The development came shortly after Rayabkov declared on Friday that the Russian government has witnessed violations of the Montreux Convention by NATO member nations, warning that such actions would be “unacceptable.”

“We do not ignore them (violations) and declare this practice unacceptable through our diplomatic channels,” he emphasized while speaking at an online briefing in Moscow.

“It is not surprising, since those who engaged in this are throwing themselves into the ideology of replacing international law with a rules-based order.”

Ryabkov further noted that the Montreux Convention had contributed to the stability of the Black Sea region for decades, but the Western states ignore this fact and prefer to insist on their rightness instead of being guided by the international law.

The Convention -- signed in 1936 in the city of Montreux -- permits free passage to trade ships through the Bosphorus Strait and the Dardanelles.

Russia and NATO have recently been at odds over the Ukrainian dispute and the Russian movement of troops and armaments within its own borders with Ukraine.

Moscow insists that its posture is purely defensive in response to increased NATO activities in the region.

On Saturday, the US and Britain threatened Russia with "massive consequences" if it launches a military action against Ukraine, despite Moscow’s repeated denial of such plans.

A senior US State Department official vowed on Saturday that the Group of Seven (G7) richest countries and its allies will impose tough measures if Russia abandons diplomacy in dealing with Ukraine.

US President Joe Biden also claimed on Saturday said he had made it clear to Putin that Russia would pay "a terrible price" and face devastating economic consequences if it invaded Ukraine.

Biden, who spoke with Putin by telephone last week, however noted that the possibility of sending US ground troops to Ukraine in the event of a Russian invasion was "not on the table.”

"I made it absolutely clear to President Putin...that if he moves on Ukraine, the economic consequences for his economy are going to be devastating," he claimed without elaborating.
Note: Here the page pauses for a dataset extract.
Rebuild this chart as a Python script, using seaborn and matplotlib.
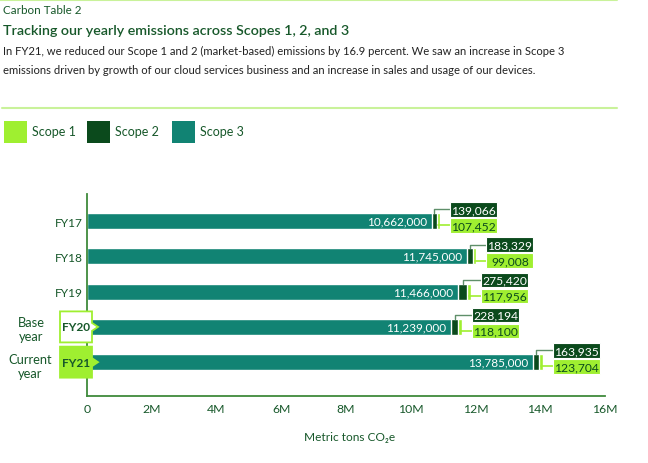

Biden’s remarks followed calls by Ukrainian President Volodymyr Zelensky for holding a referendum on the future status of eastern Ukraine as well as the Crimea peninsula as a way to restore the stalled peace efforts and end tensions with Russia.

"I do not rule out a referendum on Donbass in general," Zelensky stated Friday in an interview with the local 1+1 television channel," vaguely noting, "It might be about Donbass, it might be about Crimea, it might be about ending the war in general. So it may be that someone, this or that country can offer us certain conditions."

The Ukrainian leader further stated that he would not rule out direct talks with Putin.

French President Emmanuel Macron, meanwhile, warned on Friday about the risk of "self-fulfilling" prophecies after a US intelligence assessment alleged Russian plans to invade Ukraine next year.

"I think that our primary objective is to avoid any unnecessary tension, what I will call self-fulfilling news," Macron said, when asked about the US intel report.

"What we all want, Europeans and Americans, is to show that we are paying close attention to the situation," he further emphasized during a joint press conference with Germany's new Chancellor Olaf Scholz.

Ukraine as well as the EU and the US also claim Russia has a hand in an ongoing conflict that erupted in the Donbass region of Ukraine between government forces and ethnic Russians in 2014. The West imposed sanctions on Russia after accusing it of interfering in the conflict. Moscow denies the allegation.

Ukraine claims that Russia has deployed heavy-armored vehicles, electronic warfare systems and nearly 100,000 soldiers around its borders, while Russia says Ukraine has deployed half of its army, or 125,000 troops, to the ethnic Russian region of Donbass, calling it “very dangerous adventurism” by Kiev.

The Kremlin has warned that the US and NATO are turning Ukraine into a “powder keg” by increasing arms supplies to Kiev and inflaming tensions in the country's volatile east.